▶ _What to work on_: Retype the records below from their first line through the line containing "ax.set_ylabel(ylabel_left, fontsize=18, labelpad=12)", and include nothing else.
--- Start Information supplied ---
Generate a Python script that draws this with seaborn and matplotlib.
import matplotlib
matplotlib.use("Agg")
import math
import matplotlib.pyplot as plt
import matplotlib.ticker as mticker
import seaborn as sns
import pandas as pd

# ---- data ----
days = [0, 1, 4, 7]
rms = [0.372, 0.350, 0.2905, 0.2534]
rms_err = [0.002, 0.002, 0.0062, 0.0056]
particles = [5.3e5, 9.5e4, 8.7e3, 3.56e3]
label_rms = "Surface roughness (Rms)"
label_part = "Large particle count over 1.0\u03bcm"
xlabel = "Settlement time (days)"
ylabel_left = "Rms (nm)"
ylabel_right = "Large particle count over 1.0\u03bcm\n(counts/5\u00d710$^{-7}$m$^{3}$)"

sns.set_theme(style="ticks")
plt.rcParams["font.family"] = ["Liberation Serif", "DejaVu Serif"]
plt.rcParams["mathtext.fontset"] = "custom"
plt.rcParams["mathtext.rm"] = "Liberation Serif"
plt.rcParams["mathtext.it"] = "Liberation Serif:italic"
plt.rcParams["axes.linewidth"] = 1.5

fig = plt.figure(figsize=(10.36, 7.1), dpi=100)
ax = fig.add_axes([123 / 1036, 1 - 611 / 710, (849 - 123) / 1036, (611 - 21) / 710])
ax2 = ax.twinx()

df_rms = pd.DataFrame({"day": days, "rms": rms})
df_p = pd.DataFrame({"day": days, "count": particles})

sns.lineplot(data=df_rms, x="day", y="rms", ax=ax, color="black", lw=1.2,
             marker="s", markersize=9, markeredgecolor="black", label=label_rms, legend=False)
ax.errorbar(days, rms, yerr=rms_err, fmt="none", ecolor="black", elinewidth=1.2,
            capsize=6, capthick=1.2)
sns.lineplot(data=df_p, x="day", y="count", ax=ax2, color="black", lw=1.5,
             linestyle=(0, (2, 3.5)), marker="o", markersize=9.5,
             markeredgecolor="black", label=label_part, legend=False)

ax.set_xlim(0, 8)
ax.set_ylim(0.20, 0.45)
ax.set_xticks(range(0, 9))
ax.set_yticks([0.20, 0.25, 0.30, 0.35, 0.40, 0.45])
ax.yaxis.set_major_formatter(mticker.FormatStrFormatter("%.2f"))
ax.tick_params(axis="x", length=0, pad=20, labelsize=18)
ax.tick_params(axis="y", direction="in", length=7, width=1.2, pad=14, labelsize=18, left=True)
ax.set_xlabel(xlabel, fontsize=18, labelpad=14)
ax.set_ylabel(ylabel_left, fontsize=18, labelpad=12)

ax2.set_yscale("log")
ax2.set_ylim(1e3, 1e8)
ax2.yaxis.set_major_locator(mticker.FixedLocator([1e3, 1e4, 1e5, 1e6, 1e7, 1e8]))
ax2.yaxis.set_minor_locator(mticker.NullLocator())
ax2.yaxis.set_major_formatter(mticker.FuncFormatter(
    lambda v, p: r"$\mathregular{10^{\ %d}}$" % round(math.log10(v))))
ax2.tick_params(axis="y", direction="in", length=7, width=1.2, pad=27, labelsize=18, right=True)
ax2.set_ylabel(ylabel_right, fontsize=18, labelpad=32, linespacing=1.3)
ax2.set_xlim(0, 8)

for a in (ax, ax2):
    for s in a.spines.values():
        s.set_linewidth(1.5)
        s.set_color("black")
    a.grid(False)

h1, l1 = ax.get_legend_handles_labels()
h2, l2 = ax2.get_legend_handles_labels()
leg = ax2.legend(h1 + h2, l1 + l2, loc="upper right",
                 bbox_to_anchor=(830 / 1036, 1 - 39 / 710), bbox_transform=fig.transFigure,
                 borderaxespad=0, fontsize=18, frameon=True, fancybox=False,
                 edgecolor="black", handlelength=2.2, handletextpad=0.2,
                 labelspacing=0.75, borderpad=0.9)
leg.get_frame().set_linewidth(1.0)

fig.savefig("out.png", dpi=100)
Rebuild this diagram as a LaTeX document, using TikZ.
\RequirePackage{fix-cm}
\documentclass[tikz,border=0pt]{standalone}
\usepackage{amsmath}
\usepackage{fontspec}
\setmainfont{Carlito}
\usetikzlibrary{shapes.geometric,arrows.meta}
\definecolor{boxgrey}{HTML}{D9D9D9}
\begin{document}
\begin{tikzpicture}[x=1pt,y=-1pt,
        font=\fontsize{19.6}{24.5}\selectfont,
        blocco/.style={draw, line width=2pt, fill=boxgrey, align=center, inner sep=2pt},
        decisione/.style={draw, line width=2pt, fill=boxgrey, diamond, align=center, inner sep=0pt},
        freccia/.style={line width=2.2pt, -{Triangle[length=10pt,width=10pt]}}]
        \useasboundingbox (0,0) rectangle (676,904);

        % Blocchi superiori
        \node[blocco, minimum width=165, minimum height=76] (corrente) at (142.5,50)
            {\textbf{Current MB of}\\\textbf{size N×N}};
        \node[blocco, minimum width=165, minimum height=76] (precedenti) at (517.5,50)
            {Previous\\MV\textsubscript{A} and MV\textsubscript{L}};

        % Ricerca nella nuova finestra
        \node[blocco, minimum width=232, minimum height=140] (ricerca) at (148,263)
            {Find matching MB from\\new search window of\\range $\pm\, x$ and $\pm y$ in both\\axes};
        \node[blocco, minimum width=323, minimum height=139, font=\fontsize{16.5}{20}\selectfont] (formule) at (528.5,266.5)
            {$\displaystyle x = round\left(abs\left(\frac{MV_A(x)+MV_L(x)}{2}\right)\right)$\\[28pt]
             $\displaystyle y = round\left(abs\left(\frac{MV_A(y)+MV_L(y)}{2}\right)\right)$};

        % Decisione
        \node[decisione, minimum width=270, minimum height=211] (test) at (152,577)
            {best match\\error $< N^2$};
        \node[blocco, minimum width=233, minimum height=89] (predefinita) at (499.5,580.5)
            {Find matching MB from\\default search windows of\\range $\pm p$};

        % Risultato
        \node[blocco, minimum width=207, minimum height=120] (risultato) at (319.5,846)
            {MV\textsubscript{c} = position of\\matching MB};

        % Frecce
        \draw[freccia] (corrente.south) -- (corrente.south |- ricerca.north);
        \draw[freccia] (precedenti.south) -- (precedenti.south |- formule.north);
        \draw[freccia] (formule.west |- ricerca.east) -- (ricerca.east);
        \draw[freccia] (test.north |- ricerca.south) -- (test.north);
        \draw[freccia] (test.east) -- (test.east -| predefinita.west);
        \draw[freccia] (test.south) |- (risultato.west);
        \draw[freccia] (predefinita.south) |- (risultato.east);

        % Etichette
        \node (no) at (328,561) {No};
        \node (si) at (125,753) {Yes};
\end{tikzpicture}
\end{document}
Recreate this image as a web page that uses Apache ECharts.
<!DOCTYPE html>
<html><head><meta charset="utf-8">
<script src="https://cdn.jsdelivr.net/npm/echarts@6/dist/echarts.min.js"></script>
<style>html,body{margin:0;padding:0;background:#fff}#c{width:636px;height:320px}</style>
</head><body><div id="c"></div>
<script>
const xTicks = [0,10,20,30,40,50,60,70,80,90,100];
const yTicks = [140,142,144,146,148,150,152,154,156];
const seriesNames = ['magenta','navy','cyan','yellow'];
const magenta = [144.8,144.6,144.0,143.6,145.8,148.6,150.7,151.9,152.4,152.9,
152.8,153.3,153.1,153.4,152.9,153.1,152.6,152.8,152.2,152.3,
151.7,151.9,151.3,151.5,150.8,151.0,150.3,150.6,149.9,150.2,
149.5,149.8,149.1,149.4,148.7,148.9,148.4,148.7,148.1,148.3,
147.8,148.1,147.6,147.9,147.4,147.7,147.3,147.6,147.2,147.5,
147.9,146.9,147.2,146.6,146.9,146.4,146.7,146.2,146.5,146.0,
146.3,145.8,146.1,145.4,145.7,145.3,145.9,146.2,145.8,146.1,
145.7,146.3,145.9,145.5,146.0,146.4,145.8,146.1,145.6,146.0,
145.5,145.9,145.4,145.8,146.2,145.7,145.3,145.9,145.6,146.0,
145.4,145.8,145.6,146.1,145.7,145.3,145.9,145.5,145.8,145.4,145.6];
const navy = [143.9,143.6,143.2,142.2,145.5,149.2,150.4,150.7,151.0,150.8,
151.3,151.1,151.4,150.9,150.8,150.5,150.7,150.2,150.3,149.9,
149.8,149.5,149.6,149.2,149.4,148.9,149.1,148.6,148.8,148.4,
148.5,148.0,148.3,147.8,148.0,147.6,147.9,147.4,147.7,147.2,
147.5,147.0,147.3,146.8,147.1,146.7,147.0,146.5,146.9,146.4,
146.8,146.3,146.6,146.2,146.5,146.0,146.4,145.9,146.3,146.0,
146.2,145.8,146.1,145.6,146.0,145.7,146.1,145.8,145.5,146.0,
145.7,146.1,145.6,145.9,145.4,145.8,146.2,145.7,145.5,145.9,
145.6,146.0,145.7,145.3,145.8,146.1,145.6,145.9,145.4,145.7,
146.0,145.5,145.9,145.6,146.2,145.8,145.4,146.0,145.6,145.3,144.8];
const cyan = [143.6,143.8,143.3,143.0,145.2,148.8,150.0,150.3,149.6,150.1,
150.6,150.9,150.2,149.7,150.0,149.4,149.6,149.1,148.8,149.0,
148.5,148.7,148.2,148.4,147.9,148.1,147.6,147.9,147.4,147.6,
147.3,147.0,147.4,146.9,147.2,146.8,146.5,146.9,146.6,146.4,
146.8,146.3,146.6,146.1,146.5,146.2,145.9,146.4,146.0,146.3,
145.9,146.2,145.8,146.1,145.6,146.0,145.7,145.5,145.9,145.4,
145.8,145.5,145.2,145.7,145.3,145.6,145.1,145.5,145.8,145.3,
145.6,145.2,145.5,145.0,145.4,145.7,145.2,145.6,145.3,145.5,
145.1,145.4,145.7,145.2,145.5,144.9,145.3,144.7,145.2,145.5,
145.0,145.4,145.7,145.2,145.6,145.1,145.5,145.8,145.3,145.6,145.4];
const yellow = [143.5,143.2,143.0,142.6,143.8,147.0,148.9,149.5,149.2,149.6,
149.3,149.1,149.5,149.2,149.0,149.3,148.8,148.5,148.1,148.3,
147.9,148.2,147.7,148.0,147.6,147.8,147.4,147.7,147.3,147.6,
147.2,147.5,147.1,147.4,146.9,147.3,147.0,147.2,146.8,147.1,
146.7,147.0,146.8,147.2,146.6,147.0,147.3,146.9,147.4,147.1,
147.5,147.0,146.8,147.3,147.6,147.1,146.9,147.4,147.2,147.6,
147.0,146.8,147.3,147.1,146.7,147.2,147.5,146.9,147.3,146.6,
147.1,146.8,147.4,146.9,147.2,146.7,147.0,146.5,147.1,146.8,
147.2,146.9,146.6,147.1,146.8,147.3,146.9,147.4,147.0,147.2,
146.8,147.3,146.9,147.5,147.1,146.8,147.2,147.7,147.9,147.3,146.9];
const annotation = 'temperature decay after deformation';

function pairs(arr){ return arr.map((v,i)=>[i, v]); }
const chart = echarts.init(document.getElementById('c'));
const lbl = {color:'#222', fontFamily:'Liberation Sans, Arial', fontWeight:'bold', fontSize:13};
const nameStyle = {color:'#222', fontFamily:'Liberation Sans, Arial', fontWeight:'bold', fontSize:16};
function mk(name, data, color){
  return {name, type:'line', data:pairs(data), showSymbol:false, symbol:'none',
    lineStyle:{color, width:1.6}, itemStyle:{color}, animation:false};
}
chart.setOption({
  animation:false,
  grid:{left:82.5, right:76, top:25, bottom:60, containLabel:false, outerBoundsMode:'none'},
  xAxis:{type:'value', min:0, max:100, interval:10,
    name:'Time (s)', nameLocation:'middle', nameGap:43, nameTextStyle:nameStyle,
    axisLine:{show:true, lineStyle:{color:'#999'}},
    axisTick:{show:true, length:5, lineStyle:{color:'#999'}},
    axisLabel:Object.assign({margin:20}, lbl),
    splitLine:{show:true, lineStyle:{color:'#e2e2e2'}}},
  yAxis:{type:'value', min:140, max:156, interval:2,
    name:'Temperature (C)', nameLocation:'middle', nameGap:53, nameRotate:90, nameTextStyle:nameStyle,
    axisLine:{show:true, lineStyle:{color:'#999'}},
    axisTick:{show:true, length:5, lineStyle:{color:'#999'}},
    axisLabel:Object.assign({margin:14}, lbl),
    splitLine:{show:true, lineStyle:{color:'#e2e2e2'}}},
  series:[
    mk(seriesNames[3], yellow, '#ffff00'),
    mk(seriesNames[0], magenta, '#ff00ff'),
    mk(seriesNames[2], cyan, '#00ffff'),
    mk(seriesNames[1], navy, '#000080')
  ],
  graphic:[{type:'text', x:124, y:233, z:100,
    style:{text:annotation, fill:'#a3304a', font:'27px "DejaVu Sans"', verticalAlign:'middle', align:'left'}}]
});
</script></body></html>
--- End Information supplied ---
▶ _Answer to this problem_:
Generate a Python script that draws this with seaborn and matplotlib.
import matplotlib
matplotlib.use("Agg")
import math
import matplotlib.pyplot as plt
import matplotlib.ticker as mticker
import seaborn as sns
import pandas as pd

# ---- data ----
days = [0, 1, 4, 7]
rms = [0.372, 0.350, 0.2905, 0.2534]
rms_err = [0.002, 0.002, 0.0062, 0.0056]
particles = [5.3e5, 9.5e4, 8.7e3, 3.56e3]
label_rms = "Surface roughness (Rms)"
label_part = "Large particle count over 1.0\u03bcm"
xlabel = "Settlement time (days)"
ylabel_left = "Rms (nm)"
ylabel_right = "Large particle count over 1.0\u03bcm\n(counts/5\u00d710$^{-7}$m$^{3}$)"

sns.set_theme(style="ticks")
plt.rcParams["font.family"] = ["Liberation Serif", "DejaVu Serif"]
plt.rcParams["mathtext.fontset"] = "custom"
plt.rcParams["mathtext.rm"] = "Liberation Serif"
plt.rcParams["mathtext.it"] = "Liberation Serif:italic"
plt.rcParams["axes.linewidth"] = 1.5

fig = plt.figure(figsize=(10.36, 7.1), dpi=100)
ax = fig.add_axes([123 / 1036, 1 - 611 / 710, (849 - 123) / 1036, (611 - 21) / 710])
ax2 = ax.twinx()

df_rms = pd.DataFrame({"day": days, "rms": rms})
df_p = pd.DataFrame({"day": days, "count": particles})

sns.lineplot(data=df_rms, x="day", y="rms", ax=ax, color="black", lw=1.2,
             marker="s", markersize=9, markeredgecolor="black", label=label_rms, legend=False)
ax.errorbar(days, rms, yerr=rms_err, fmt="none", ecolor="black", elinewidth=1.2,
            capsize=6, capthick=1.2)
sns.lineplot(data=df_p, x="day", y="count", ax=ax2, color="black", lw=1.5,
             linestyle=(0, (2, 3.5)), marker="o", markersize=9.5,
             markeredgecolor="black", label=label_part, legend=False)

ax.set_xlim(0, 8)
ax.set_ylim(0.20, 0.45)
ax.set_xticks(range(0, 9))
ax.set_yticks([0.20, 0.25, 0.30, 0.35, 0.40, 0.45])
ax.yaxis.set_major_formatter(mticker.FormatStrFormatter("%.2f"))
ax.tick_params(axis="x", length=0, pad=20, labelsize=18)
ax.tick_params(axis="y", direction="in", length=7, width=1.2, pad=14, labelsize=18, left=True)
ax.set_xlabel(xlabel, fontsize=18, labelpad=14)
ax.set_ylabel(ylabel_left, fontsize=18, labelpad=12)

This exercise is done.